けれども、主内容である1章~6章は、1年にもわたるストライキの軌跡の物語だ。権力側では、炭鉱労働組合を完膚なきまでにたたきのめそうとするサッチャー政権の周到なスト対策と毅然たるアンチ・ユニオニズムの姿勢、石炭公社の硬軟織り交ぜたスト破り優遇措置と「復職運動」、裁判所による刑法上・民法上の懲罰、そしてくりかえす警察の暴力と逮捕・・・。これに対抗して労働側は、「非合法」を辞さずピケットラインを護持しようとする警官側のそれとは非対称的な貧弱な「武器」によるバトル、坑夫たちの体を張る強靱な連帯、家族たち・女たちの不屈の共闘、炭鉱コミュニティの身銭を切る助け合い、全英規模または国際的な支援の広がり、組合諸機関での炭鉱労働組合支持とそ逡巡に揺れる論争、迫り来るあまりにもきびしい困窮・・・。しかし最後にはついに、坑夫たちは、閉山の最終決定に関する労使共同決定の保障を獲得できないと見定めて、組合旗を戦闘に整然と職場に戻るのである。義理堅い坑夫たちの「ラディカルな保守主義」の人間像、逞しい女たちの炭鉱ムラ的フェミニズムの台頭にも、私は深い関心を寄せている。
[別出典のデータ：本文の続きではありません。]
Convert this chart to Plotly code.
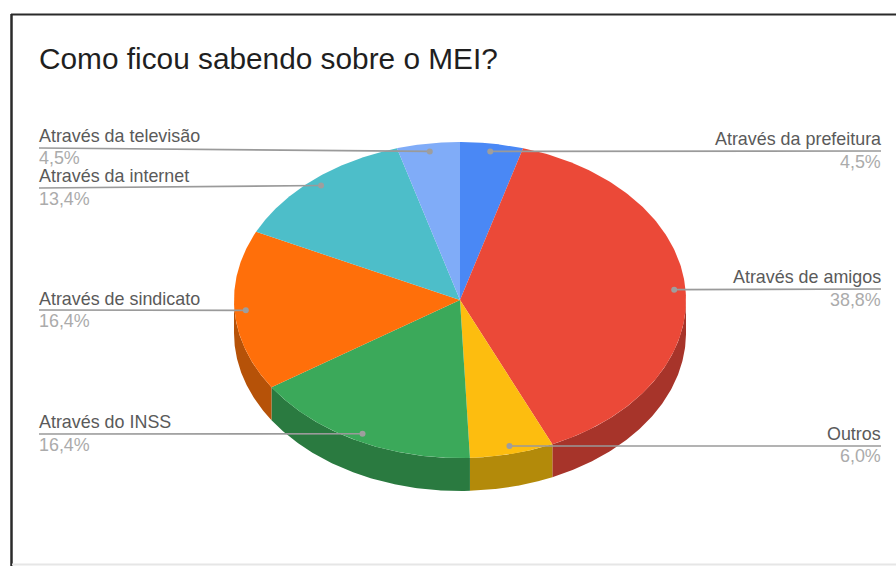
import numpy as np
import plotly.graph_objects as go

# Chart content
title = "Como ficou sabendo sobre o MEI?"
categories = ["Através da prefeitura", "Através de amigos", "Outros", "Através do INSS",
              "Através de sindicato", "Através da internet", "Através da televisão"]
shares = [4.5, 38.8, 6.0, 16.4, 16.4, 13.4, 4.5]
share_labels = ["4,5%", "38,8%", "6,0%", "16,4%", "16,4%", "13,4%", "4,5%"]

# Slice colours: top face and darker rim
top_colors = ["#4A88F5", "#EB4938", "#FDBD0F", "#3BA95A", "#FF6F0A", "#4DBEC9", "#80ACF8"]
rim_colors = ["#2E5DAB", "#A7342A", "#B38A0A", "#2A7A40", "#B65208", "#31848B", "#5677AD"]

# Pie geometry in page pixels
CX, CY, RX, RY, DEPTH = 460, 300, 226, 158, 33
DOT_RADIUS = 0.95

# Leader end on the label side: (x, y, anchor), and text centres above and below the line
label_layout = [
    (881, 151, "right", 139, 162),
    (881, 289, "right", 277, 300),
    (881, 446, "right", 434, 456),
    (39, 434, "left", 422, 445),
    (39, 310, "left", 299, 321),
    (39, 188, "left", 176, 199),
    (39, 148, "left", 136, 158),
]


def ellipse(deg, scale=1.0, drop=0.0):
    """Point on the pie, angle measured clockwise from twelve o'clock."""
    a = np.radians(deg)
    return CX + scale * RX * np.sin(a), CY - scale * RY * np.cos(a) + drop


total = sum(shares)
edges = np.cumsum([0.0] + shares) / total * 360.0

fig = go.Figure()

# Rim: only the near half of the disc (90 to 270 degrees) is visible
for i in range(len(shares)):
    lo, hi = max(edges[i], 90.0), min(edges[i + 1], 270.0)
    if lo >= hi:
        continue
    t = np.linspace(lo, hi, 120)
    x_top, y_top = ellipse(t)
    x_low, y_low = ellipse(t[::-1], drop=DEPTH)
    fig.add_trace(go.Scatter(
        x=np.r_[x_top, x_low], y=np.r_[y_top, y_low], mode="lines", fill="toself",
        fillcolor=rim_colors[i], line=dict(width=0), hoverinfo="skip", showlegend=False))

# Top face
for i, name in enumerate(categories):
    t = np.linspace(edges[i], edges[i + 1], 160)
    x_arc, y_arc = ellipse(t)
    fig.add_trace(go.Scatter(
        x=np.r_[CX, x_arc, CX], y=np.r_[CY, y_arc, CY], mode="lines", fill="toself",
        fillcolor=top_colors[i], line=dict(width=0), name=name,
        text=share_labels[i], hoverinfo="name+text", showlegend=False))

# Leader lines, anchor dots and labels
for i, name in enumerate(categories):
    mid = (edges[i] + edges[i + 1]) / 2
    dot_x, dot_y = ellipse(mid, scale=DOT_RADIUS)
    end_x, end_y, anchor, name_y, pct_y = label_layout[i]
    fig.add_trace(go.Scatter(
        x=[dot_x, end_x], y=[dot_y, end_y], mode="lines",
        line=dict(color="#9A9A9A", width=1.6), hoverinfo="skip", showlegend=False))
    fig.add_trace(go.Scatter(
        x=[dot_x], y=[dot_y], mode="markers",
        marker=dict(color="#9E9E9E", size=6), hoverinfo="skip", showlegend=False))
    fig.add_annotation(x=end_x, y=name_y, text=name, xanchor=anchor, yanchor="middle",
                       showarrow=False, borderpad=0, borderwidth=0,
                       font=dict(family="Liberation Sans", size=17.9, color="#5A5A5A"))
    fig.add_annotation(x=end_x, y=pct_y, text=share_labels[i], xanchor=anchor, yanchor="middle",
                       showarrow=False, borderpad=0, borderwidth=0,
                       font=dict(family="Liberation Sans", size=17.9, color="#ABABAB"))

fig.add_annotation(x=38, y=58, text=title, xanchor="left", yanchor="middle", showarrow=False,
                   borderpad=0, font=dict(family="Liberation Sans", size=29.8, color="#1F1F1F"))

# Card outline
fig.add_shape(type="line", x0=11, x1=896, y0=14.5, y1=14.5, line=dict(color="#2A2A2A", width=2), layer="below")
fig.add_shape(type="line", x0=11.5, x1=11.5, y0=14, y1=566, line=dict(color="#2A2A2A", width=2.5), layer="below")
fig.add_shape(type="line", x0=12, x1=896, y0=564.5, y1=564.5, line=dict(color="#E6E6E6", width=2), layer="below")

fig.update_layout(
    width=896, height=566, margin=dict(l=0, r=0, t=0, b=0),
    paper_bgcolor="white", plot_bgcolor="white", showlegend=False,
    xaxis=dict(range=[0, 896], visible=False, fixedrange=True),
    yaxis=dict(range=[566, 0], visible=False, fixedrange=True),
)

fig.write_html("out.html", config=dict(displayModeBar=False))
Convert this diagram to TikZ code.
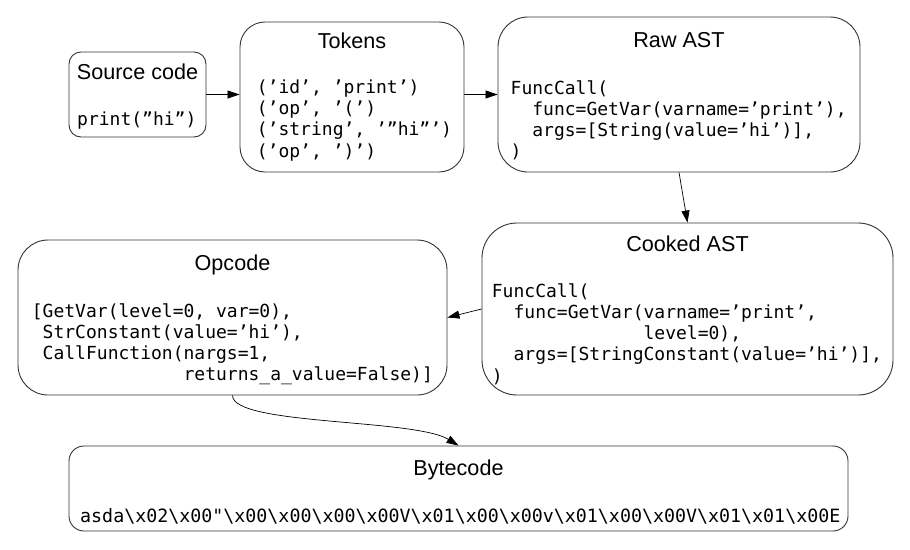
\documentclass[tikz,border=0pt]{standalone}
\usepackage{fontspec}
\setmainfont{Liberation Sans}
\setmonofont{DejaVu Sans Mono}
\usetikzlibrary{arrows.meta}
\newcommand\bsl{\textbackslash{}}
\newcommand\codebox[1]{\vtop{\setlength\baselineskip{21.2pt}#1}}
\tikzset{
  box/.style={draw=black!80, line width=0.9pt, fill=white, inner sep=0pt},
  title/.style={font=\fontsize{21.6}{25}\selectfont, anchor=base, inner sep=0pt},
  code/.style={font=\ttfamily\fontsize{18}{21.2}\selectfont, anchor=base west, inner sep=0pt},
  conn/.style={draw=black, line width=0.7pt, -{Triangle[length=12pt,width=8pt]}},
}
\begin{document}
\begin{tikzpicture}[x=1pt,y=-1pt]
\useasboundingbox (0,0) rectangle (910,549);
% boxes
\node[box, minimum width=137pt, minimum height=85pt, rounded corners=12pt] (src) at (137.5,94.5) {};
\node[box, minimum width=224pt, minimum height=150pt, rounded corners=25pt] (tok) at (352,97) {};
\node[box, minimum width=362pt, minimum height=155pt, rounded corners=30pt] (raw) at (679,94.5) {};
\node[box, minimum width=411pt, minimum height=172pt, rounded corners=35pt] (cook) at (687.5,309) {};
\node[box, minimum width=429pt, minimum height=155pt, rounded corners=30pt] (opc) at (232.5,317.5) {};
\node[box, minimum width=779pt, minimum height=85pt, rounded corners=15pt] (byte) at (458.5,488.5) {};
% titles
\node[title] (srct) at (137.5,79) {Source code};
\node[title] (tokt) at (352,48) {Tokens};
\node[title] (rawt) at (679,47.5) {Raw AST};
\node[title] (cookt) at (687.5,251.5) {Cooked AST};
\node[title] (opct) at (232.5,270) {Opcode};
\node[title] (bytet) at (458.5,475) {Bytecode};
% code
\node[code] (srcc) at (77,125) {print(”hi”)};
\node[code] (tokc) at (256.7,93.5) {\codebox{%
  \hbox{(’id’, ’print’)}%
  \hbox{(’op’, ’(’)}%
  \hbox{(’string’, ’”hi”’)}%
  \hbox{(’op’, ’)’)}}};
\node[code] (rawc) at (510.5,94) {\codebox{%
  \hbox{FuncCall(}%
  \hbox{\hphantom{xx}func=GetVar(varname=’print’),}%
  \hbox{\hphantom{xx}args=[String(value=’hi’)],}%
  \hbox{)}}};
\node[code] (cookc) at (491.7,297.3) {\codebox{%
  \hbox{FuncCall(}%
  \hbox{\hphantom{xx}func=GetVar(varname=’print’,}%
  \hbox{\hphantom{xxxxxxxxxxxxxx}level=0),}%
  \hbox{\hphantom{xx}args=[StringConstant(value=’hi’)],}%
  \hbox{)}}};
\node[code] (opcc) at (31.7,317) {\codebox{%
  \hbox{[GetVar(level=0, var=0),}%
  \hbox{\hphantom{x}StrConstant(value=’hi’),}%
  \hbox{\hphantom{x}CallFunction(nargs=1,}%
  \hbox{\hphantom{xxxxxxxxxxxxxx}returns\_a\_value=False)]}}};
\node[code, font=\ttfamily\fontsize{18.3}{22}\selectfont] (bytec) at (80,522) {asda\bsl x02\bsl x00"\bsl x00\bsl x00\bsl x00\bsl x00V\bsl x01\bsl x00\bsl x00v\bsl x01\bsl x00\bsl x00V\bsl x01\bsl x01\bsl x00E};
% connectors
\draw[conn] (src.east) -- (src.east -| tok.west);
\draw[conn] (raw.west -| tok.east) -- (raw.west);
\draw[conn] (raw.south) -- (cook.north);
\draw[conn] (cook.west) -- (opc.east);
\draw[conn] (opc.south) .. controls +(0,30) and +(-44,-27) .. (byte.north);
\end{tikzpicture}
\end{document}
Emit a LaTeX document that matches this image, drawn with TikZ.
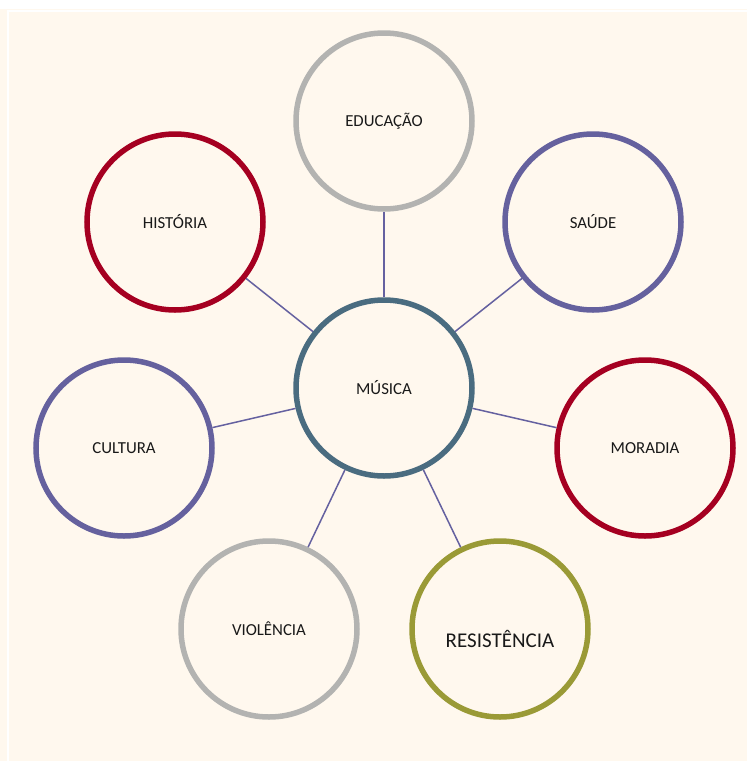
\documentclass[tikz,border=0pt]{standalone}
\usepackage{fontspec}
\setmainfont{Carlito}
\definecolor{paper}{HTML}{FFF8EE}
\definecolor{greyring}{HTML}{B3B3B1}
\definecolor{redring}{HTML}{A50021}
\definecolor{blueing}{HTML}{65619E}
\definecolor{tealring}{HTML}{4A6C80}
\definecolor{oliveing}{HTML}{9A9A36}
\definecolor{linkcol}{HTML}{6561A0}
\tikzset{
  ring/.style={draw,circle,line width=5.5pt,minimum size=176pt,inner sep=0pt,
    text=black!90,font=\fontsize{16.8}{20}\selectfont},
  link/.style={draw=linkcol,line width=1.5pt}
}

\begin{document}
\begin{tikzpicture}[x=1pt,y=-1pt]
   % page and frame
   \useasboundingbox (0,0) rectangle (747,761);
   \fill[white] (0,0) rectangle (747,761);
   \fill[paper] (0,9) rectangle (747,761);
   \draw[white,line width=1.5pt] (8,761) -- (8,11) -- (747,11);
   % circles
   \node[ring,draw=tealring] (mus) at (384,388) {MÚSICA};
   \node[ring,draw=greyring] (edu) at (384,121) {EDUCAÇÃO};
   \node[ring,draw=redring] (his) at (175,222) {HISTÓRIA};
   \node[ring,draw=blueing] (sau) at (593,222) {SAÚDE};
   \node[ring,draw=blueing] (cul) at (124,448) {CULTURA};
   \node[ring,draw=redring] (mor) at (645,448) {MORADIA};
   \node[ring,draw=greyring] (vio) at (269,629) {VIOLÊNCIA};
   \node[ring,draw=oliveing,font=\fontsize{21}{25}\selectfont] (res) at (500,629)
      {\raisebox{-18pt}[0pt][0pt]{RESISTÊNCIA}};
   % spokes
   \foreach \n in {edu,his,sau,cul,mor,vio,res}
      \draw[link] (mus) -- (\n);
\end{tikzpicture}
\end{document}
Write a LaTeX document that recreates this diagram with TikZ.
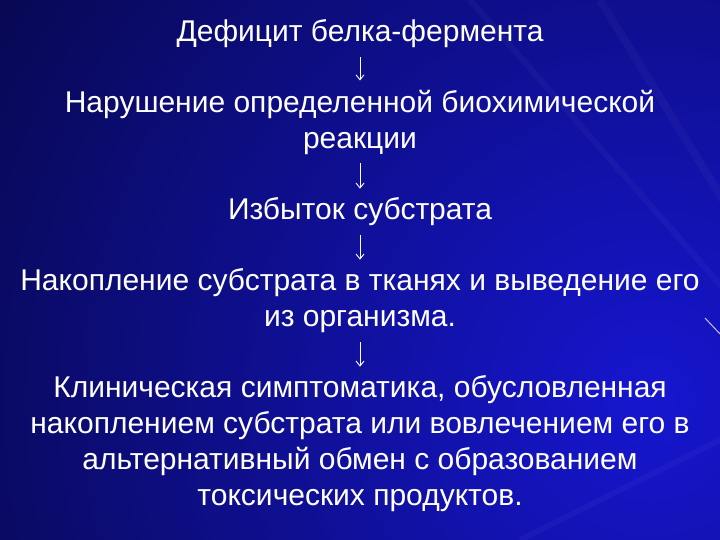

「細部にこそ神は宿り給う」とか。闘いの軌跡の描写は細部に及び、多くは固有名詞をもつ無名の男たち、女たちのエピソードをもって綴られる。個人を凝視することこそ、私の伝統の分析作法なのだ。この本を読んだ人はしばしば、サッチャーのあくなき強面やピケ上のバトルの流血に驚き、炭鉱ムラの創意に満ちた助け合い、懸命のカンパ活動によって行われたクリスマスパーティでの子どもたちの弾ける笑い、涙をこらえて粛々と歩む最後の復職マーチなどに胸を熱くしたと感想を語ったが、そう、それら大ストライキのなかのリアルな労働者の具体的なありようこそ、私がもっとも読まれたかったところであった。
この本は、労働史研究としては文献も限られていて弱点も多いことだろう。また、合理的なリアリストからみれば、この「イエスタディ・バトル」を描く私の叙述のスタンスはいわば「時代遅れ」であり、産業民主主義への思い入れは過剰にすぎると感じられるだろう。そうかもしれない。だが、ひたすら政策の成否を重視する現実主義者たちは問うべきであろう――なかま同士の競争が熾烈化し格差が拡大する新自由主義が後退を見せず、インダストリアル・アクション(ストライキやピケ)に具現化される産業民主主義が徹底的に衰退している、例えば現代日本の現実をみるとき、私のような議論は本当に時代遅れだろうか?2025年の今、労働研究からほぼ完全に引退した私に、『イギリス炭鉱ストライキの群像――新自由主義と闘う労働運動のレジェンド』を最後の著作としたことに悔いはない。